What is being asked: Find the string "code" in the entries and copy each line that has it.

Data for processing:
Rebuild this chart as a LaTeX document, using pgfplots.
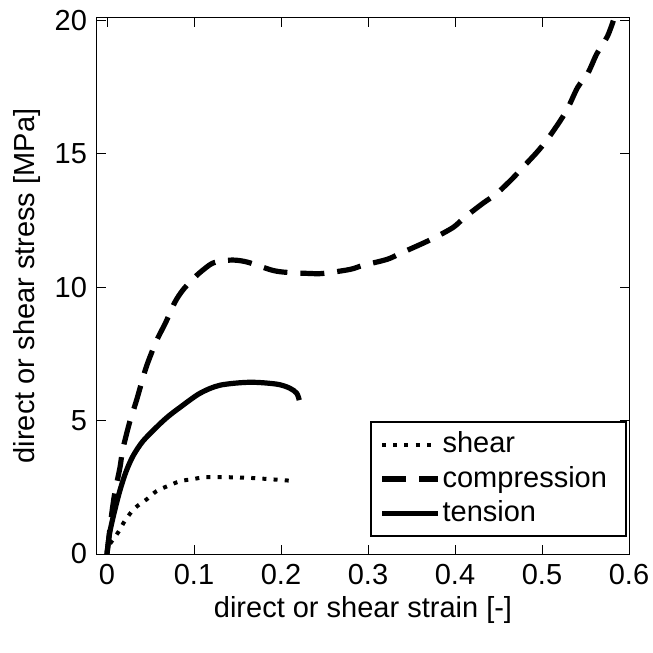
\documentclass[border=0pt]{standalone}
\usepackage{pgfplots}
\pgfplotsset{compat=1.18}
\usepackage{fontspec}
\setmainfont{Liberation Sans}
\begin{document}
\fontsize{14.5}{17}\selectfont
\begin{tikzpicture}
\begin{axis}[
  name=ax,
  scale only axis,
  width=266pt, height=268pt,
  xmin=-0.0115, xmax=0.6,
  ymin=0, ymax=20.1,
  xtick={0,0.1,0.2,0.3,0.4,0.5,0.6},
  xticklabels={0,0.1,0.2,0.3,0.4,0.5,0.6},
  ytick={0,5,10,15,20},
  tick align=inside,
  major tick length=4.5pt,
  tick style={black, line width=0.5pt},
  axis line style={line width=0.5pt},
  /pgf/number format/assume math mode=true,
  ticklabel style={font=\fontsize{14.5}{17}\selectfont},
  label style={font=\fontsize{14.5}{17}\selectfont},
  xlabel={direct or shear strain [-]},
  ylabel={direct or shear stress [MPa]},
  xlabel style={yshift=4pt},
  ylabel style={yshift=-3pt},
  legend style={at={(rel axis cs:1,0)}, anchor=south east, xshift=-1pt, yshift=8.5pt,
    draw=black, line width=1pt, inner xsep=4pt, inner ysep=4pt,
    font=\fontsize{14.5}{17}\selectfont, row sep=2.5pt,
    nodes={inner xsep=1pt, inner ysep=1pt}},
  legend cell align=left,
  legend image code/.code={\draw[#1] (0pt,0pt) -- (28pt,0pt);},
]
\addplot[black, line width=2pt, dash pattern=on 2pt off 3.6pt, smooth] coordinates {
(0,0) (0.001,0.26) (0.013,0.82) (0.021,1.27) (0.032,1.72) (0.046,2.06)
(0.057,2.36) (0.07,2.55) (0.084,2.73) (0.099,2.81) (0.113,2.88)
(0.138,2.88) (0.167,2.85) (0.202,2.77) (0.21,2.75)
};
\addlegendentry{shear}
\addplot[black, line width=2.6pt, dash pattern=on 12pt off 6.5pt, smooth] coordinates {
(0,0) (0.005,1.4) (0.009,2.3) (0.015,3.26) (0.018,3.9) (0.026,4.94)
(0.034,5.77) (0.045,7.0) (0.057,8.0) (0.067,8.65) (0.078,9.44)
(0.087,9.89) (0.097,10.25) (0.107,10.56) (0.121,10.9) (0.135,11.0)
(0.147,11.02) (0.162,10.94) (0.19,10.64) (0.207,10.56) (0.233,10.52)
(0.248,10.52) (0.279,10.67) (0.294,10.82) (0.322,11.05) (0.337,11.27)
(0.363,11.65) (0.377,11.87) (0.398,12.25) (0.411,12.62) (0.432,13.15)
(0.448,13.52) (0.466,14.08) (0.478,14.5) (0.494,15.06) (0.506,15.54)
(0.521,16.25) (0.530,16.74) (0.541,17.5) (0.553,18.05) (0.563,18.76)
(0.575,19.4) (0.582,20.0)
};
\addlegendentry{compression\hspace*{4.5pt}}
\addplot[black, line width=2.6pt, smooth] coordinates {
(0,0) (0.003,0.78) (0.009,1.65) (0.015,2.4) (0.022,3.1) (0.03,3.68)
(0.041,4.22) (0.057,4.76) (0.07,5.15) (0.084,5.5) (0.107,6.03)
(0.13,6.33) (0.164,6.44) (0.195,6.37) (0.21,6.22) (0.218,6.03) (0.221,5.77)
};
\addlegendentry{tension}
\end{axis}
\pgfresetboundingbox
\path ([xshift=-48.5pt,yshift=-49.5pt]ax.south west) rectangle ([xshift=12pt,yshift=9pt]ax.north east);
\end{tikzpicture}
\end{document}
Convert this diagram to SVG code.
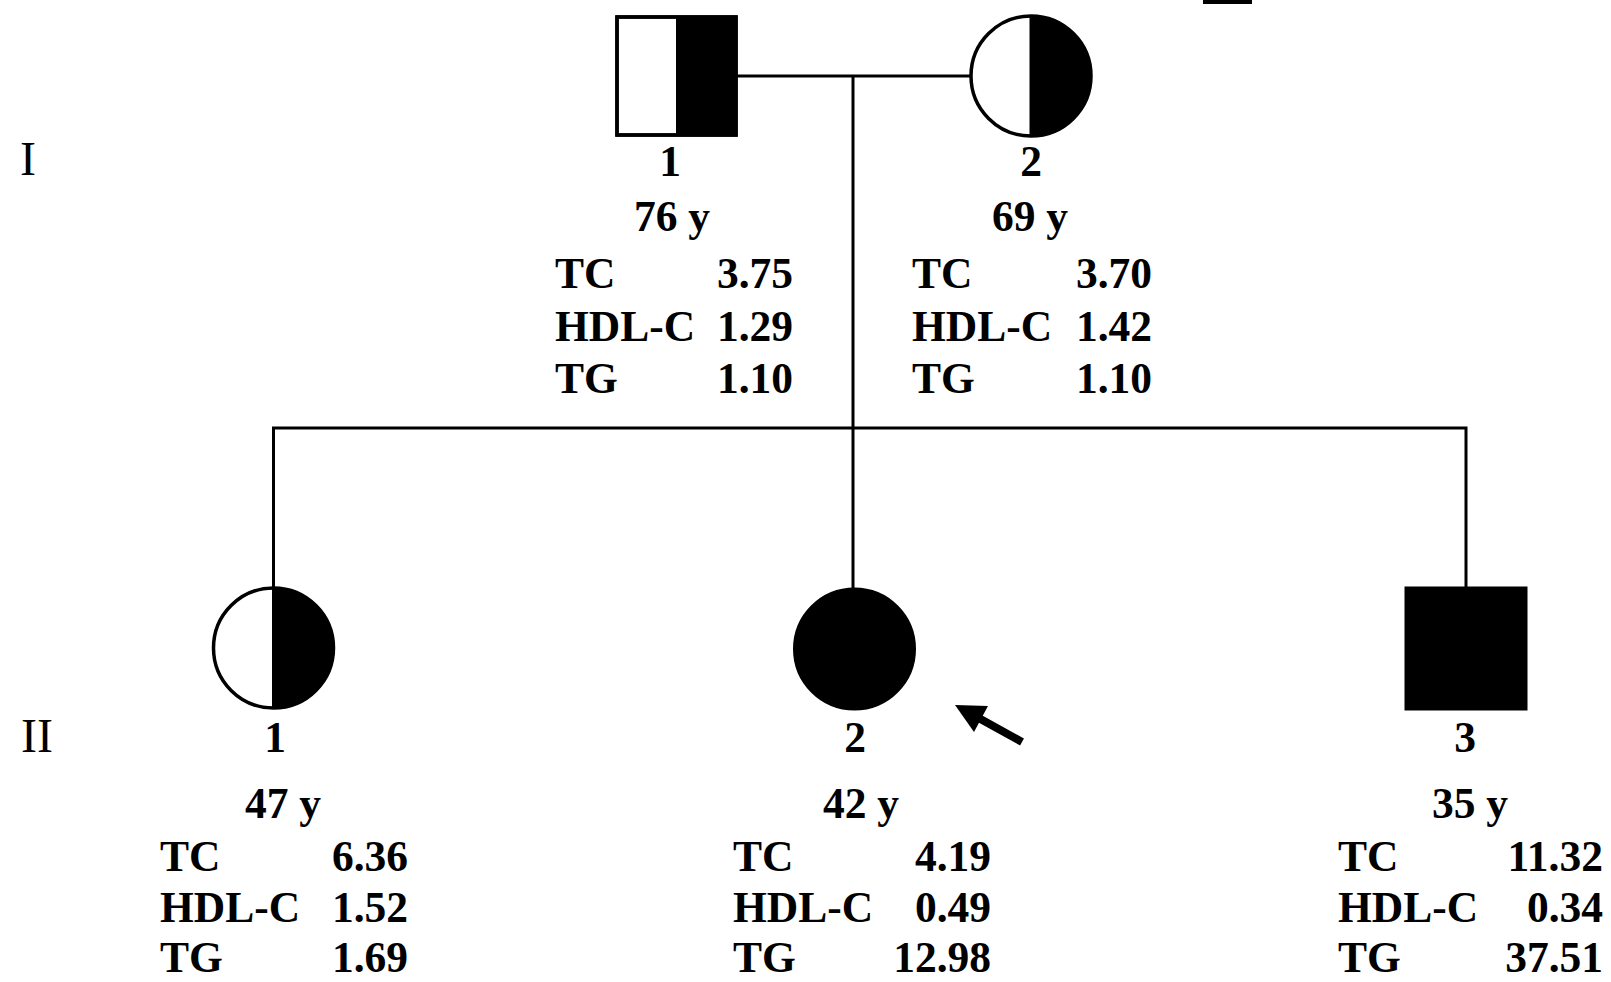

Expected output:
  legend image code/.code={\draw[#1] (0pt,0pt) -- (28pt,0pt);},
Convert this diagram to SVG code.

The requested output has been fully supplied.